EXERCISE
Copy out each line of the data holding "draw".

══ PROVIDED MATERIAL

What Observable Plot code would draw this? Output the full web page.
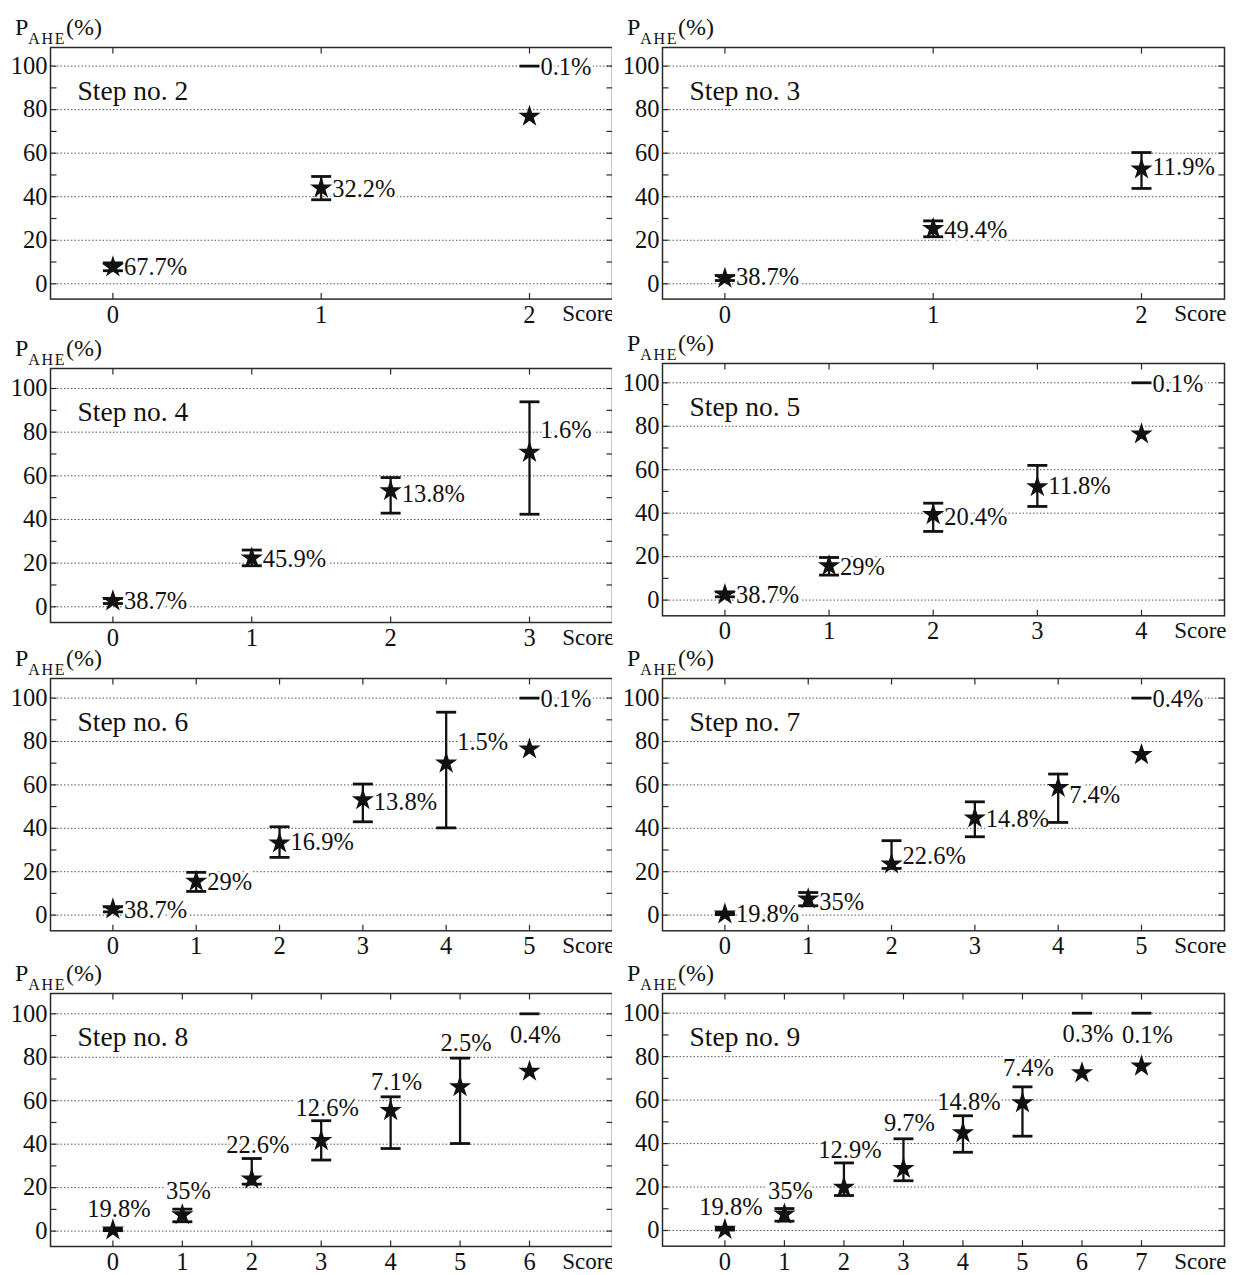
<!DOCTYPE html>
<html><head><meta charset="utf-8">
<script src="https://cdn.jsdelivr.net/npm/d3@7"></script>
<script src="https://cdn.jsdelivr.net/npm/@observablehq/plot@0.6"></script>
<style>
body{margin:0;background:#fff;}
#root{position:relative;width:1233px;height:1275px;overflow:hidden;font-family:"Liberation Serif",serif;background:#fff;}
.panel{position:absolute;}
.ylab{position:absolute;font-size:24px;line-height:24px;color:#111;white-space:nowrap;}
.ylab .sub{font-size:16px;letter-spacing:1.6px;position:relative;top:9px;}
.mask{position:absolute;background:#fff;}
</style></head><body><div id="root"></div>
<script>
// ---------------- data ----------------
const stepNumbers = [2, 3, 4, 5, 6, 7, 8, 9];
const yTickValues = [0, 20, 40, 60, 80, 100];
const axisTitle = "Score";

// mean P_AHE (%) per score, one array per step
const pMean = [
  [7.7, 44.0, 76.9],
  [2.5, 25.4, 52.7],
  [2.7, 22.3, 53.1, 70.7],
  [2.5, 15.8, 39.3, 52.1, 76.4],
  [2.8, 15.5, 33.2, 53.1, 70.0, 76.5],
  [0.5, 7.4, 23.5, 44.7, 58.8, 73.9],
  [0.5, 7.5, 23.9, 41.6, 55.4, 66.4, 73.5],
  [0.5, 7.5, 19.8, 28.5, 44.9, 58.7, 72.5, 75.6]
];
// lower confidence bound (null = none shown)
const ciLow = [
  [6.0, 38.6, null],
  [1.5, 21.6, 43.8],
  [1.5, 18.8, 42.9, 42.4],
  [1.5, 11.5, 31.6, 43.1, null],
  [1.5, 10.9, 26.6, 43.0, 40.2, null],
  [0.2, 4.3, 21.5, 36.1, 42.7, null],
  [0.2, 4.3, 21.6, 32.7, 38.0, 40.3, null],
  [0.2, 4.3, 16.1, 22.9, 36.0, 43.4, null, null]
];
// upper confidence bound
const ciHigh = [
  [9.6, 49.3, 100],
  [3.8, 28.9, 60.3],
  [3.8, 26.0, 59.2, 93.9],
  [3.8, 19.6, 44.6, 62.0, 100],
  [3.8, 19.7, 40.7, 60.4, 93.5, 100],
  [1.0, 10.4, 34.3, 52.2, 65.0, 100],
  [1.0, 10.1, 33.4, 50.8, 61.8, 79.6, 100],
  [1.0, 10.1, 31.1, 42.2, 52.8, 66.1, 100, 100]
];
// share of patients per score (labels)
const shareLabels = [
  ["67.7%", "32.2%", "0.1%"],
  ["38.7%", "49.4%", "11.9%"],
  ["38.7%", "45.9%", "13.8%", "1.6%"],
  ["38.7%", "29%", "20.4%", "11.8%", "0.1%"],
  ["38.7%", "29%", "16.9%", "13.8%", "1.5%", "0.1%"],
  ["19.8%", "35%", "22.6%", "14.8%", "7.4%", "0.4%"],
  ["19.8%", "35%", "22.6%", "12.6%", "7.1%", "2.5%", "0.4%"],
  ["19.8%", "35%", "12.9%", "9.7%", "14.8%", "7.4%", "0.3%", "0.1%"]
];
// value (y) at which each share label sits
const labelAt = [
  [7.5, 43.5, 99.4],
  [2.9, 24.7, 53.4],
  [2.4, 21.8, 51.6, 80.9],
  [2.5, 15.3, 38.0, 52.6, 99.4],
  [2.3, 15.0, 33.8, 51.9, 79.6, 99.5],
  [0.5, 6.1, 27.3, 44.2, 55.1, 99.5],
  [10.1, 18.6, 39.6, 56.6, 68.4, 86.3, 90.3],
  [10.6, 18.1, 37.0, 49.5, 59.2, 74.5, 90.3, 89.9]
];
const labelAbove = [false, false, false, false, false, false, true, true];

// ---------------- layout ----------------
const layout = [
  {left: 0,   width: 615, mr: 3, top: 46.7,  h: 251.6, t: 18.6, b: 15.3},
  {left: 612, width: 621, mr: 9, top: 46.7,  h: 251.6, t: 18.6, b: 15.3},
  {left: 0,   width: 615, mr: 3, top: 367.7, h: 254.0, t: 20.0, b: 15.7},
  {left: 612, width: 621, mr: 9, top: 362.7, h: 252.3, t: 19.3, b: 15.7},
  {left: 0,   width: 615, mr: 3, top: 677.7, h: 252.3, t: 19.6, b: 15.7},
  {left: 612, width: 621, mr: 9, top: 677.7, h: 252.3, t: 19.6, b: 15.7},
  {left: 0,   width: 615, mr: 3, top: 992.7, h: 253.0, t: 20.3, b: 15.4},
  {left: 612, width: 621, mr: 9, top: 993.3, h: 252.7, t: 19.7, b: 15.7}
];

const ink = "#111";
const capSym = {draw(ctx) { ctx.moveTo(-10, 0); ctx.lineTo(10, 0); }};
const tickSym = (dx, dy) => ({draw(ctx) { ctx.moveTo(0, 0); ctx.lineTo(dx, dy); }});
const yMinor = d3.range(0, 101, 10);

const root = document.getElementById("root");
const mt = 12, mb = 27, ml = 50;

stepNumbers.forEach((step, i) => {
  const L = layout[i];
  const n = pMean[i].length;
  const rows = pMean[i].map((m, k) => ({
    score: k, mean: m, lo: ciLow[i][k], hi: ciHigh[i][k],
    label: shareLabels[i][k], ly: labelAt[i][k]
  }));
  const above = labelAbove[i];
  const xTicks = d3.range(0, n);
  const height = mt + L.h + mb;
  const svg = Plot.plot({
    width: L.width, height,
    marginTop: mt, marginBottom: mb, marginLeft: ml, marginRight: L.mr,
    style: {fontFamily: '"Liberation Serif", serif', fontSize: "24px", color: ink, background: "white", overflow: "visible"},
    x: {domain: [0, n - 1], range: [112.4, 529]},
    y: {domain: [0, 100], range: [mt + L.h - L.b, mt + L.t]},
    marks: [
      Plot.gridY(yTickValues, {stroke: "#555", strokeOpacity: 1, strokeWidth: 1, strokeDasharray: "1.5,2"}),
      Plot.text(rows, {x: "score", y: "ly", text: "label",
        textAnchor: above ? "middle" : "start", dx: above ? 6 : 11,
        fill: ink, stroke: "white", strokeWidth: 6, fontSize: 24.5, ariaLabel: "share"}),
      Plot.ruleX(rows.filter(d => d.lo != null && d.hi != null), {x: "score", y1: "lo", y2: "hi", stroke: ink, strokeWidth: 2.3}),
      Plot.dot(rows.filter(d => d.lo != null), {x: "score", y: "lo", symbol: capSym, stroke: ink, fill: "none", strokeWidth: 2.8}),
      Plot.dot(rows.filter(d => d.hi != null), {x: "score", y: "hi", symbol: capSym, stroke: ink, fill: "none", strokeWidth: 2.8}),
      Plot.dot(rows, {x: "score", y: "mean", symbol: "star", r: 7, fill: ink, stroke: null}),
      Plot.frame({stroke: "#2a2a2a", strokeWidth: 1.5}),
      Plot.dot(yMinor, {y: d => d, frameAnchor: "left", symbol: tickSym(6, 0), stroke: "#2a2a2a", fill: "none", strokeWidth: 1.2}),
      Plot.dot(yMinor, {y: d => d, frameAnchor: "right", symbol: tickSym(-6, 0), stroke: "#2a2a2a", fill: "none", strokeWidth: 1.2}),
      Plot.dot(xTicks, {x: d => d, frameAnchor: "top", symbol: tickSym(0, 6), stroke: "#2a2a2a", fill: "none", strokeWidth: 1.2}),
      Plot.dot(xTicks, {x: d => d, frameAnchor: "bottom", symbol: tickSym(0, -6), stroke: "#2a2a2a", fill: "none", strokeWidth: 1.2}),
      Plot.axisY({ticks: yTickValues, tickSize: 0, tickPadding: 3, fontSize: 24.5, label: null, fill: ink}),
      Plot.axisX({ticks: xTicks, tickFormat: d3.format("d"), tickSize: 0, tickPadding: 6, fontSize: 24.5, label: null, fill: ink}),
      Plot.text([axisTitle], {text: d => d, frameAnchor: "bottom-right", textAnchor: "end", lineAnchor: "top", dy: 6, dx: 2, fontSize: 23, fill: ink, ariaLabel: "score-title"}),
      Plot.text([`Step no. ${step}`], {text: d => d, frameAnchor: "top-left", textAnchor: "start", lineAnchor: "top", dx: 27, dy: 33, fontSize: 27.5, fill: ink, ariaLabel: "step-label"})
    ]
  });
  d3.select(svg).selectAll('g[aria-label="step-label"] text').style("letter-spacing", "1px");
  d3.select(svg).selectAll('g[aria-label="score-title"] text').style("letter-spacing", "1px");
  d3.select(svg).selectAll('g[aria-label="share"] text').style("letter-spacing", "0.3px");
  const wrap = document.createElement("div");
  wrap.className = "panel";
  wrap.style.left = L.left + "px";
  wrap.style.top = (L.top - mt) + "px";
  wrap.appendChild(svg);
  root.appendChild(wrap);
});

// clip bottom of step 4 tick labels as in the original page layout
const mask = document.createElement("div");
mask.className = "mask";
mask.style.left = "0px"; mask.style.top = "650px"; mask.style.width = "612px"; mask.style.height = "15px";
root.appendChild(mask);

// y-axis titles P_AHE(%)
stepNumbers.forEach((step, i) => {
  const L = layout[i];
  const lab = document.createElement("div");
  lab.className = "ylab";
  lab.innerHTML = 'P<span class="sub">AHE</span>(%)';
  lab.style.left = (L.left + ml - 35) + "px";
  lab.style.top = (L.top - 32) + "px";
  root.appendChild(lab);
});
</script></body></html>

════

THE RESPONSE
What Observable Plot code would draw this? Output the full web page.
const capSym = {draw(ctx) { ctx.moveTo(-10, 0); ctx.lineTo(10, 0); }};
const tickSym = (dx, dy) => ({draw(ctx) { ctx.moveTo(0, 0); ctx.lineTo(dx, dy); }});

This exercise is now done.